Problem to work on: Return every line of the data below that includes the string "this".

◇ ◇ ◇ ◇ ◇ ◇ ◇

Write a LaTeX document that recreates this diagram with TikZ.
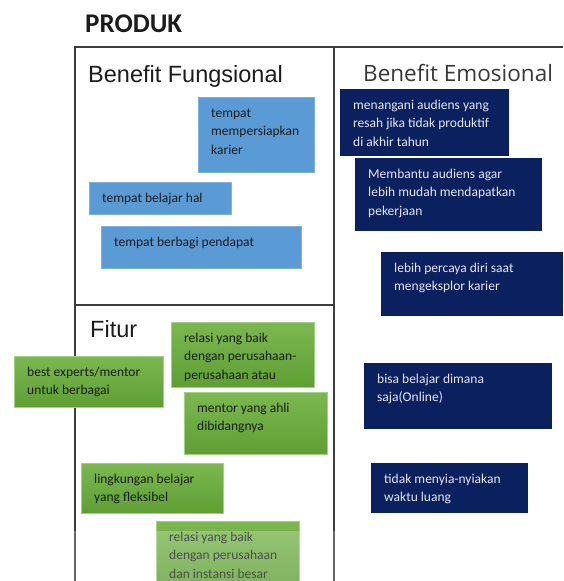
\documentclass[tikz,border=0pt]{standalone}
\usepackage{fontspec}
\setmainfont{Carlito}
\newfontfamily\arialf{Liberation Sans}
\newfontfamily\opensansf{Open Sans}
\definecolor{lblue}{HTML}{5B9BD5}
\definecolor{lblueedge}{HTML}{7FB0DE}
\definecolor{navyc}{HTML}{0B205E}
\definecolor{gtop}{HTML}{7BB950}
\definecolor{gbot}{HTML}{5E9E33}
\definecolor{gedge}{HTML}{A3CF86}
\definecolor{framec}{HTML}{3D3D3D}
\definecolor{darktxt}{HTML}{1C1C1C}
\definecolor{lighttxt}{HTML}{E3E7F0}
\tikzset{
  frameline/.style={draw=framec, line width=1.4pt},
  blbox/.style={fill=lblue, draw=lblueedge, line width=0.5pt, inner sep=0pt},
  nvbox/.style={fill=navyc, inner sep=0pt},
  grbox/.style={top color=gtop, bottom color=gbot, draw=gedge, line width=0.5pt, inner sep=0pt},
  basetxt/.style={inner sep=0pt, align=left, font=\fontsize{13.5}{18.3}\selectfont},
  bltxt/.style={basetxt, text=darktxt},
  grtxt/.style={basetxt, text=darktxt},
  nvtxt/.style={basetxt, text=lighttxt},
  titlef/.style={inner sep=0pt, anchor=base west, text=darktxt, font=\arialf\fontsize{23.5}{26}\selectfont}
}
\newcommand\stickynote[7]{%
  \node[#2box, anchor=north west, minimum width=#5pt, minimum height=#6pt] (#1) at (#3,#4) {};
  \node[#2txt, anchor=north west] (#1t) at ([shift={(13,7.5)}]#1.north west) {\strut #7};
}
\begin{document}
\begin{tikzpicture}[x=1pt,y=-1pt]
\useasboundingbox (0,0) rectangle (563,581);
% frame
\coordinate (fbl) at (75,581);
\coordinate (ftl) at (75,47);
\coordinate (ftr) at (563,47);
\coordinate (mt) at (334,47);
\coordinate (mb) at (334,581);
\coordinate (dl) at (75,305);
\coordinate (dr) at (334,305);
\draw[frameline] (fbl) -- (ftl) -- (ftr);
\draw[frameline] (mt) -- (mb);
\draw[frameline] (dl) -- (dr);
% titles
\node[inner sep=0pt, anchor=base west, text=darktxt, font=\bfseries\fontsize{27}{30}\selectfont] (produk) at (85,32) {PRODUK};
\node[titlef] (bfung) at (88,82) {Benefit Fungsional};
\node[inner sep=0pt, anchor=base west, text=black!78, font=\opensansf\fontsize{22.5}{26}\selectfont] (bemo) at (363,81) {Benefit Emosional};
\node[titlef] (fitur) at (90,337) {Fitur};
% blue notes
\stickynote{b1}{bl}{198}{97}{116}{75}{tempat\\mempersiapkan\\karier}
\stickynote{b2}{bl}{89}{182}{142}{32}{tempat belajar hal}
\stickynote{b3}{bl}{101}{226}{200}{42}{tempat berbagi pendapat}
% navy notes
\stickynote{n1}{nv}{340}{89}{169}{67}{menangani audiens yang\\resah jika tidak produktif\\di akhir tahun}
\stickynote{n2}{nv}{355}{158}{187}{73}{Membantu audiens agar\\lebih mudah mendapatkan\\pekerjaan}
\stickynote{n3}{nv}{381}{252}{182}{64}{lebih percaya diri saat\\mengeksplor karier}
\stickynote{n4}{nv}{364}{363}{188}{66}{bisa belajar dimana\\saja(Online)}
\stickynote{n5}{nv}{371}{463}{157}{50}{tidak menyia-nyiakan\\waktu luang}
% green notes
\stickynote{g1}{gr}{171}{322}{143}{65}{relasi yang baik\\dengan perusahaan-\\perusahaan atau}
\stickynote{g2}{gr}{14}{356}{149}{51}{best experts/mentor\\untuk berbagai}
\stickynote{g3}{gr}{184}{392}{143}{62}{mentor yang ahli\\dibidangnya}
\stickynote{g4}{gr}{81}{463}{142}{50}{lingkungan belajar\\yang fleksibel}
\stickynote{g5}{gr}{156}{521}{143}{62}{relasi yang baik\\dengan perusahaan\\dan instansi besar}
% faded bottom strip
\fill[white, opacity=0.22] (0,531) rectangle (563,581);
\end{tikzpicture}
\end{document}
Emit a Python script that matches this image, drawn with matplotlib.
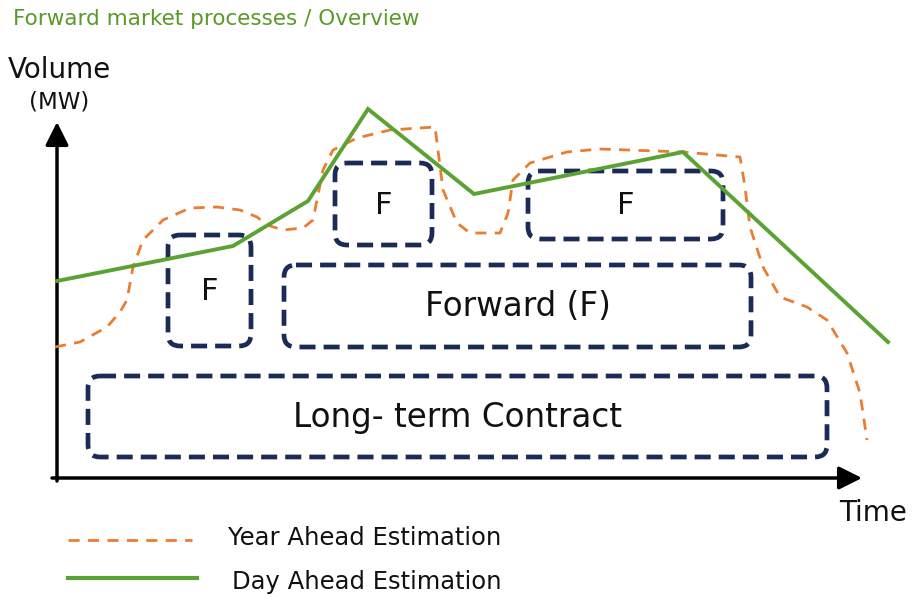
import matplotlib
matplotlib.use("Agg")
import matplotlib.pyplot as plt
from matplotlib.patches import FancyBboxPatch, FancyArrowPatch

# ---- data (pixel-space diagram coordinates, y grows downward) ----
day_ahead_x = [57, 233, 308, 368, 474, 683, 888]
day_ahead_y = [281, 246, 201, 109, 194, 152, 342]

year_ahead_x = [55, 80, 107, 120, 127, 133, 143, 163, 190, 217, 240, 257, 267, 283,
                303, 313, 317, 323, 333, 357, 390, 435, 438, 443, 457, 470, 500,
                508, 513, 530, 567, 600, 683, 740, 745, 750, 763, 780, 807, 827,
                847, 860, 867]
year_ahead_y = [347, 342, 327, 312, 300, 267, 240, 220, 208, 207, 210, 217, 225, 230,
                228, 220, 200, 170, 150, 138, 130, 127, 150, 190, 223, 233, 233,
                213, 180, 163, 152, 149, 152, 157, 187, 227, 267, 297, 307, 320,
                353, 393, 440]

box_labels = ["F", "F", "F", "Forward (F)", "Long- term Contract"]
box_x0 = [168, 335, 528, 284, 88]
box_x1 = [251, 432, 723, 751, 827]
box_y0 = [235, 163, 171, 265, 376]
box_y1 = [346, 245, 239, 347, 457]
box_fontsize = [22, 22, 22, 23.5, 23.5]

title = "Forward market processes / Overview"
legend_labels = ["Year Ahead Estimation", "Day Ahead Estimation"]

ORANGE = "#ea7d32"
GREEN = "#5aa332"
NAVY = "#1b2a57"

fig = plt.figure(figsize=(9.13, 5.97), dpi=100)
ax = fig.add_axes([0, 0, 1, 1])
ax.set_xlim(0, 913)
ax.set_ylim(597, 0)
ax.axis("off")

# axes arrows
ax.add_patch(FancyArrowPatch((57, 481), (57, 122), arrowstyle="-|>,head_length=10,head_width=5",
                             color="black", lw=2.5, mutation_scale=1.4, shrinkA=0, shrinkB=0))
ax.add_patch(FancyArrowPatch((52, 478), (862, 478), arrowstyle="-|>,head_length=10,head_width=5",
                             color="black", lw=2.5, mutation_scale=1.4, shrinkA=0, shrinkB=0))

# boxes
for lab, x0, x1, y0, y1, fs in zip(box_labels, box_x0, box_x1, box_y0, box_y1, box_fontsize):
    r = 12
    p = FancyBboxPatch((x0 + r, y0 + r), (x1 - x0) - 2 * r, (y1 - y0) - 2 * r,
                       boxstyle=f"round,pad={r}", fill=False, edgecolor=NAVY,
                       lw=3.4, linestyle=(0, (3.4, 1.7)), capstyle="butt")
    ax.add_patch(p)
    ax.text((x0 + x1) / 2, (y0 + y1) / 2 + 1, lab, ha="center", va="center",
            fontsize=fs, color="#111111")

# lines
ax.plot(year_ahead_x, year_ahead_y, color=ORANGE, lw=2, linestyle=(0, (4, 3)))
ax.plot(day_ahead_x, day_ahead_y, color=GREEN, lw=2.8, solid_joinstyle="miter")

# texts
ax.text(13, 19, title, fontsize=15.5, color="#5a9a2a", ha="left", va="center")
ax.text(8, 70, "Volume", fontsize=20, ha="left", va="center", color="#111111")
ax.text(29, 102, "(MW)", fontsize=16.5, ha="left", va="center", color="#111111")
ax.text(839, 513, "Time", fontsize=20, ha="left", va="center", color="#111111")

# legend
ax.plot([68, 192], [540, 540], color=ORANGE, lw=2, linestyle=(0, (4, 3)))
ax.plot([68, 197], [578, 578], color=GREEN, lw=3)
ax.text(228, 538, legend_labels[0], fontsize=17.5, ha="left", va="center", color="#111111")
ax.text(232, 582, legend_labels[1], fontsize=17.5, ha="left", va="center", color="#111111")

fig.savefig("out.png", dpi=100)
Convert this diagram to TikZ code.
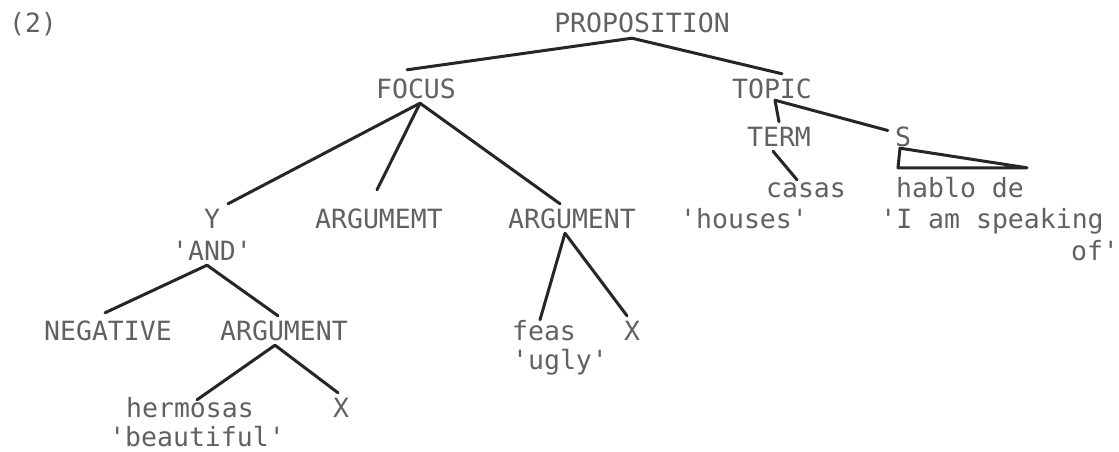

◇ ◇ ◇ ◇ ◇ ◇ ◇

Task result:
Write a LaTeX document that recreates this diagram with TikZ.
Emit a Python script that matches this image, drawn with matplotlib.
Convert this diagram to TikZ code.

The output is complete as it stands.